More curious, and in many ways depressing, is the fact that this President Bush has embarked upon a policy designed to counter, or even to wipe out, his father's entire political legacy.
The father lived his life in the service of moderate and intelligent internationalism. His manners were always meticulously courteous, as he wooed even critics overseas to see the American position. He was even-handed in the Middle East and thus brought the area to the verge of peace for the first time in history; he was capable of using force but preferred to do it supported by coalitions of friendly states, thus cementing international cooperation.
The son seems to have made posturing against his father's accomplishments and beliefs his life's work.

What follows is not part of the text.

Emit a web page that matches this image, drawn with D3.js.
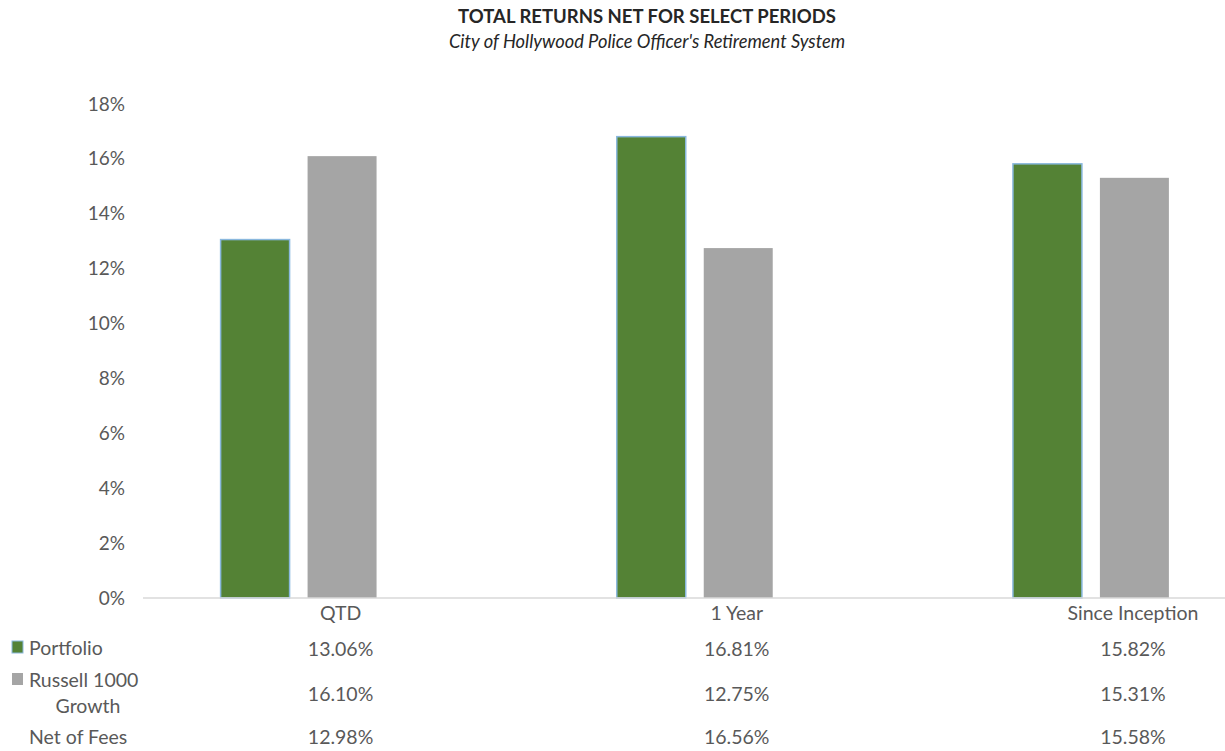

W has given way to a radical right that abhors international coalitions and manners; he mocks the world and denies any need for its help. He has led the Middle East to the nadir of its hope and possibilities, and he has led the United States to a moment in history in which we face asymmetric warfare from one end of the globe to another.
And above all, he has replaced his father's courtesy and good graces with an almost proud rudeness and scorn for others.
Why? I'll leave the question of "killing the father" to the psychiatric thinkers. Meanwhile, the tension between these two men reveals itself daily.
November 7 will give us a chance to see how this tension, which is crucial to the public and political lives of all Americans, plays out. In the Bush Library announcement of the award to Teddy Kennedy, the spokesman praised the liberal senator as a man who "consistently and courageously fought for his principles," and as an "inspiration to all Americans."
You know what I wish (besides being able to read the president's mind)? I wish Father Bush would drop his polite reticence and tell us what he and the team of his presidency really think about what is happening in America today. I think, as responsible citizens, we deserve that.
Georgie Anne Geyer is a syndicated columnist.